FARGEAT: So I definitely experienced it in an internal level, like, starting to have those thoughts that because I wasn't going to be young, you know, and sexy, I was going to be erased from the public space, that no one was going to be interested in me, that, you know, I wasn't going to have any works anymore. I couldn't say that I experienced it in a real way in my life, but those thoughts were absolutely real in my brain.
RASCOE: You do have this movie that's all about beauty standards. And in many ways, Demi Moore has set beauty standards herself 'cause, I mean, she is just gorgeous in this movie and every movie, pretty much. Most women could never be like her at any age. Is that something you thought about when making the movie?
FARGEAT: I think the same - than you, like, you know? And I think what it says to me is that whatever you look like, the feeling inside are the same. Like, you can look like Demi and still feel that you're not good enough, that this part of your body is not right, that - you know, that this is not seen enough or whatever. And that's why I decided, you know, to also choose the character to be an actress because I think it's the maximum symbolistic, you know, representation of the kind of never-ending fight that you can have with yourself because you can always find something that makes you feel you're not good enough.
RASCOE: I want to talk about, like, the way you shot the movie. It seems like you were thinking about mimicking the male gaze in the way that you shot Demi Moore and Margaret Qualley.
FARGEAT: Yeah.
RASCOE: Like, what were you thinking with that?
FARGEAT: Yeah, that's absolutely that. You know, there are two different parts using the nudity in the movie. The first part is with Demi, Elisabeth in her bathroom. So it's really her facing herself, where the nudity is just the reality of her body for real, who she is, you know, without artifice, just looking at herself and judging herself so violently. And the other part is the outside world, which is represented by Sue, and how the body in the outside world is reduced to hypersexy body parts that put you in the public eyes and make you feel that that's the way you're going to be valued. And I'm the first defender, you know, for women to use their bodies the way they want to get that real freedom that just comes from you and not from the adjunctions that you can feel from the outside.

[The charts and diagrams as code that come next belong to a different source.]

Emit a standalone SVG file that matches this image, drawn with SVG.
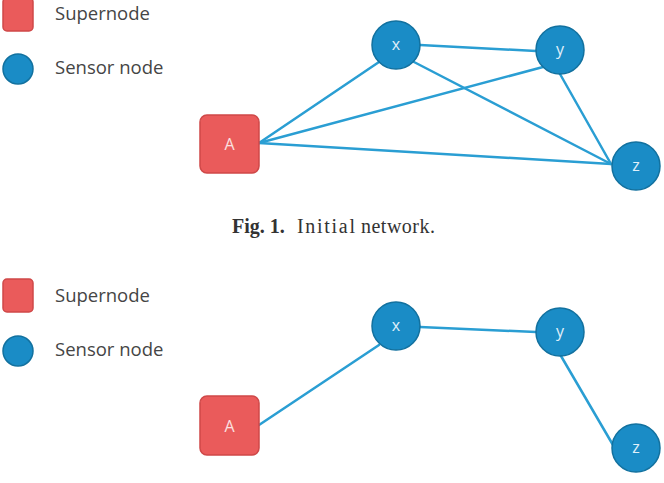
<svg xmlns="http://www.w3.org/2000/svg" width="664" height="483" viewBox="0 0 664 483">
<style>
.sup{fill:#EA5B5B;stroke:#CF4848;stroke-width:1.5}
.sen{fill:#1A8CC6;stroke:#12719F;stroke-width:1.5}
.leg{font-family:"Open Sans","Liberation Sans",sans-serif;font-size:18.5px;fill:#454545}
.lbl{font-family:"Open Sans","Liberation Sans",sans-serif;font-size:16px;text-anchor:middle}
.la{fill:#FBE0E0}
.ls{fill:#E0F0FA}
.edge{stroke:#2A9ED3;stroke-width:2.5;fill:none;stroke-linecap:round}
.cap{font-family:"Liberation Serif","Times New Roman",serif;font-size:20px;fill:#333}
</style>
<rect width="664" height="483" fill="#fff"/>
<!-- Top panel -->
<g id="legend1">
<rect class="sup" x="3" y="-2" width="30" height="33" rx="4"/>
<text class="leg" x="55" y="20">Supernode</text>
<circle class="sen" cx="18" cy="69" r="15"/>
<text class="leg" x="55" y="74">Sensor node</text>
</g>
<g id="edges1">
<line class="edge" x1="259" y1="143" x2="379" y2="62"/>
<line class="edge" x1="259" y1="143" x2="543" y2="67"/>
<line class="edge" x1="259" y1="143" x2="611" y2="164"/>
<line class="edge" x1="420" y1="45" x2="536" y2="51"/>
<line class="edge" x1="414" y1="62" x2="611" y2="164"/>
<line class="edge" x1="560" y1="74" x2="611" y2="164"/>
</g>
<g id="A1"><rect class="sup" x="200" y="115" width="59" height="58" rx="7"/><text class="lbl la" x="229.5" y="150">A</text></g>
<g id="x1"><circle class="sen" cx="396" cy="45" r="24"/><text class="lbl ls" x="396" y="50">x</text></g>
<g id="y1"><circle class="sen" cx="560" cy="50" r="24"/><text class="lbl ls" x="560" y="55">y</text></g>
<g id="z1"><circle class="sen" cx="636" cy="166" r="24"/><text class="lbl ls" x="636" y="171">z</text></g>
<text class="cap" y="233"><tspan x="232" font-weight="bold">Fig. 1.</tspan><tspan x="297" textLength="58" lengthAdjust="spacing">Initial</tspan><tspan x="361" textLength="74" lengthAdjust="spacing">network.</tspan></text>
<!-- Bottom panel -->
<g id="legend2">
<rect class="sup" x="3" y="279" width="30" height="33" rx="4"/>
<text class="leg" x="55" y="302">Supernode</text>
<circle class="sen" cx="18" cy="351" r="15"/>
<text class="leg" x="55" y="356">Sensor node</text>
</g>
<g id="edges2">
<line class="edge" x1="259" y1="425" x2="379" y2="345"/>
<line class="edge" x1="420" y1="327" x2="536" y2="332"/>
<line class="edge" x1="561" y1="356" x2="613" y2="445"/>
</g>
<g id="A2"><rect class="sup" x="200" y="396" width="59" height="59" rx="7"/><text class="lbl la" x="229.5" y="431.5">A</text></g>
<g id="x2"><circle class="sen" cx="396" cy="326" r="24"/><text class="lbl ls" x="396" y="331">x</text></g>
<g id="y2"><circle class="sen" cx="560" cy="332" r="24"/><text class="lbl ls" x="560" y="337">y</text></g>
<g id="z2"><circle class="sen" cx="636" cy="448" r="24"/><text class="lbl ls" x="636" y="453">z</text></g>
</svg>
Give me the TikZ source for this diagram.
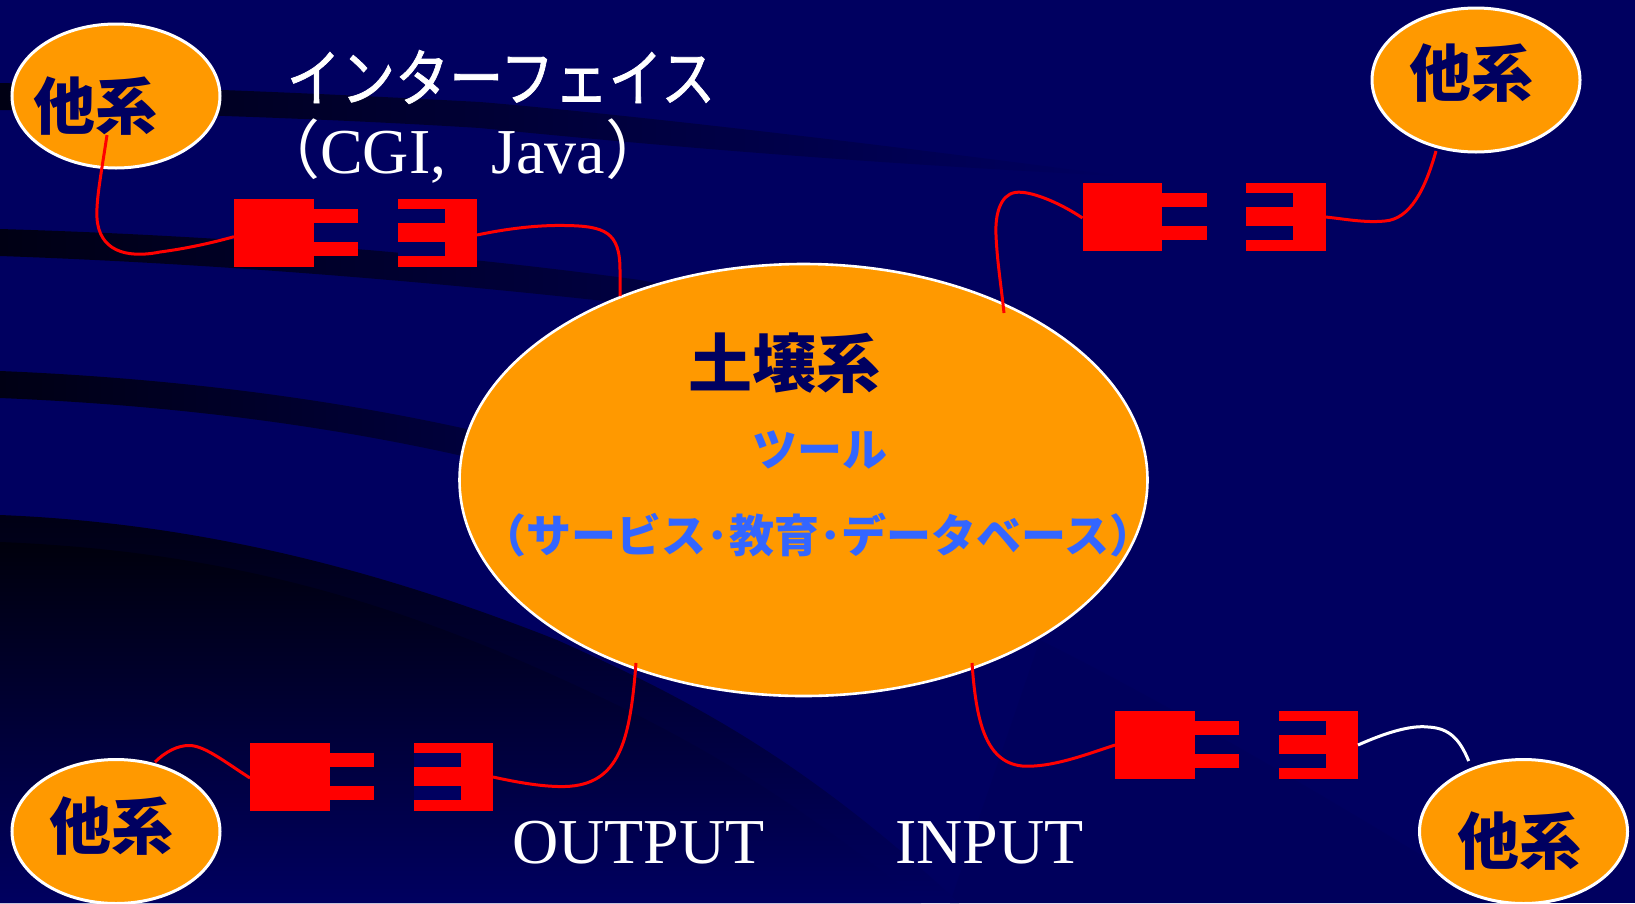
\documentclass[tikz,border=0pt]{standalone}
\usepackage{graphicx}
\usepackage{fontspec}
\setmainfont{Liberation Serif}
\newfontfamily\jpf{Noto Sans CJK JP}
\newfontfamily\jpemb{Noto Sans CJK JP}[FakeBold=1.2]
\usetikzlibrary{shapes.geometric}
\definecolor{navy}{HTML}{000060}
\definecolor{orng}{HTML}{FF9900}
\definecolor{toolblue}{HTML}{3366FF}
\definecolor{swdark}{HTML}{000014}
\definecolor{swmid}{HTML}{000048}
\definecolor{swlow}{HTML}{000042}
\definecolor{swdeep}{HTML}{00000C}
\definecolor{swfaint}{HTML}{00005C}
\tikzset{
 blob/.style={ellipse,draw=white,line width=3pt,fill=orng,inner sep=0pt,outer sep=0pt},
 redbox/.style={rectangle,fill=red,draw=none,inner sep=0pt,outer sep=0pt},
 hole/.style={rectangle,fill=navy,draw=none,inner sep=0pt,outer sep=0pt},
 wire/.style={draw=red,line width=3pt},
 whitewire/.style={draw=white,line width=3pt},
 ttl/.style={font=\jpf\bfseries\fontsize{62}{62}\selectfont,text=navy,inner sep=0pt},
 tool/.style={font=\jpf\bfseries\fontsize{45}{45}\selectfont,text=toolblue,inner sep=0pt},
 serif/.style={font=\fontsize{64}{64}\selectfont,text=white,inner sep=0pt,anchor=base west},
}
\newcommand{\plugpair}[3]{% name, left x, centre y
 \node[redbox,minimum width=79.5pt,minimum height=68pt] (#1P) at (#2+39.75,#3) {};
 \node[redbox,minimum width=45pt,minimum height=14pt] (#1Pa) at (#2+101.5,#3-17) {};
 \node[redbox,minimum width=45pt,minimum height=14pt] (#1Pb) at (#2+101.5,#3+16) {};
 \node[redbox,minimum width=79.5pt,minimum height=68pt] (#1S) at (#2+203.25,#3) {};
 \node[hole,minimum width=47pt,minimum height=14pt] (#1Sa) at (#2+187,#3-17) {};
 \node[hole,minimum width=47pt,minimum height=14pt] (#1Sb) at (#2+187,#3+16) {};
}
\begin{document}
\begin{tikzpicture}[x=1pt,y=-1pt]
\useasboundingbox (0,0) rectangle (1635,903);
\fill[navy] (0,0) rectangle (1635,903);
% background swooshes
\fill[swfaint] (1040,640) .. controls (1200,720) and (1380,830) .. (1500,903) -- (950,903) -- cycle;
\shade[left color=swdark,middle color=swmid,right color=navy] (0,83) .. controls (200,88) and (350,95) .. (480,102) .. controls (600,112) and (850,140) .. (1120,176) .. controls (900,165) and (700,150) .. (480,128) .. controls (350,120) and (200,114) .. (0,110) -- cycle;
\shade[left color=swdark,right color=navy] (0,229) .. controls (200,235) and (420,250) .. (640,280) -- (1100,370) -- (640,305) .. controls (420,280) and (200,263) .. (0,256) -- cycle;
\shade[left color=swdark,right color=navy] (0,371) .. controls (170,378) and (330,398) .. (480,432) -- (900,530) -- (480,460) .. controls (330,425) and (170,405) .. (0,398) -- cycle;
\shade[top color=swdark,middle color=swlow,bottom color=navy] (0,515) .. controls (200,523) and (380,570) .. (557,640) .. controls (680,695) and (800,755) .. (959,903) -- (0,903) -- cycle;
\shade[top color=swdeep,middle color=swlow,bottom color=navy] (0,542) .. controls (200,550) and (350,590) .. (500,652) .. controls (640,712) and (760,770) .. (921,903) -- (0,903) -- cycle;
% system blobs
\node[blob,minimum width=688pt,minimum height=432pt,line width=2.6pt] (soil) at (803.5,480) {};
\node[blob,minimum width=208pt,minimum height=144pt] (sysTL) at (116,96) {};
\node[blob,minimum width=208pt,minimum height=144pt] (sysTR) at (1476,80) {};
\node[blob,minimum width=208pt,minimum height=144pt] (sysBL) at (116,831.5) {};
\node[blob,minimum width=208pt,minimum height=144pt] (sysBR) at (1523.5,831.5) {};
% labels
\node[ttl] (tTL) at (95,106) {他系};
\node[ttl] (tTR) at (1471,73.5) {他系};
\node[ttl] (tBL) at (111,826) {他系};
\node[ttl] (tBR) at (1519,841.5) {他系};
\node[ttl,font=\jpf\bfseries\fontsize{64}{64}\selectfont] (tSoil) at (784,363) {土壌系};
\node[tool] (tTool) at (820,450) {ツール};
\node[tool] (tSvc) at (818,535) {（サービス･教育･データベース）};
\node[inner sep=0pt,text=white] (tIf) at (501,77) {\scalebox{0.985}[1.14]{\jpemb\fontsize{55}{55}\selectfont インターフェイス}};
\node[serif] (tCgi) at (256,173) {{\jpf （}CGI,\hspace{45pt}Java{\jpf ）}};
\node[serif] (tOut) at (512,863) {OUTPUT};
\node[serif] (tIn) at (895,863) {INPUT};
% plugs
\plugpair{a}{234}{233}
\plugpair{b}{1082.5}{216.5}
\plugpair{c}{250}{776.5}
\plugpair{d}{1115}{744.5}
% connector ends
\coordinate (aA) at (107,135);
\coordinate (aB) at ([yshift=-3.7pt]aP.west);
\coordinate (aC) at ([yshift=-2pt]aS.east);
\coordinate (aD) at (620,296);
\coordinate (bA) at ([yshift=-1.5pt]bP.west);
\coordinate (bB) at (1004,313);
\coordinate (bC) at ([yshift=-0.5pt]bS.east);
\coordinate (bD) at (1436,151);
\coordinate (cA) at (155,762);
\coordinate (cB) at ([yshift=-1.5pt]cP.west);
\coordinate (cC) at ([yshift=-0.5pt]cS.east);
\coordinate (cD) at (636,663);
\coordinate (dA) at (972,663);
\coordinate (dB) at ([yshift=-0.5pt]dP.west);
\coordinate (dC) at ([yshift=-0.5pt]dS.east);
\coordinate (dD) at (1468.7,761);
% connectors
\draw[wire] (aA) .. controls (101,175) and (96,200) .. (97,218) .. controls (99,250) and (125,259) .. (160,252) .. controls (190,248) and (215,242) .. (aB);
\draw[wire] (aC) .. controls (510,228) and (540,225) .. (565,225.5) .. controls (605,226) and (620,232) .. (620,270) -- (aD);
\draw[wire] (bA) .. controls (1060,203) and (1030,190) .. (1015,192.5) .. controls (1000,195) and (995,215) .. (996,235) .. controls (997,260) and (1001,285) .. (bB);
\draw[wire] (bC) .. controls (1345,219) and (1365,223) .. (1385,221) .. controls (1410,219) and (1425,190) .. (bD);
\draw[wire] (cA) .. controls (165,752) and (178,745) .. (190,745.5) .. controls (205,746) and (225,762) .. (cB);
\draw[wire] (cC) .. controls (520,783) and (545,787) .. (565,786.5) .. controls (620,785) and (630,740) .. (cD);
\draw[wire] (dA) .. controls (976,720) and (985,762) .. (1022,766) .. controls (1050,768) and (1085,755) .. (dB);
\draw[whitewire] (dC) .. controls (1385,733) and (1410,725) .. (1428,727) .. controls (1450,728) and (1460,740) .. (dD);
\end{tikzpicture}
\end{document}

RASCOE: The men in the movie, I found fascinating because, I mean, look, they're pretty vile, most of them. How did you approach writing these characters? And most - the vast majority of the men in this movie - they don't seem to be under the same pressure.
FARGEAT: Oh, I think they're absolutely not. Like, the fact that we, as women, have to constantly be aware of how our body is going to be seen, is going to be judged - you have to deal with all that constantly every minute, and obviously, men don't. I think it's a fundamental, you know, difference, even if, of course, some men can have bodies issues and image issues. But I'm talking on a systemic level. It's really something very different.
RASCOE: I wanted to ask you, though, about genre filmmaking, and you've long been interested in that. And that's a world that doesn't have a lot of female filmmakers. What do you want to bring to this world of actual genre movies?
FARGEAT: It's true that all those type of movies in the past have been directed by male directors. I grew up fantasized and be, like, amazed by those creative universes that I was discovering. And now I think it's fantastic that younger generations can also see what's in the mind of women director. You know, what's our fears? What are our fantasies? What is our way to see the world, to fight with it, to, you know, be imaginative with it? And I'm super happy when I feel that new different voices take that genre to the world and to the audience.
RASCOE: That's Coralie Fargeat. Her new movie, "The Substance," is in theaters now. Thank you so much for being with us.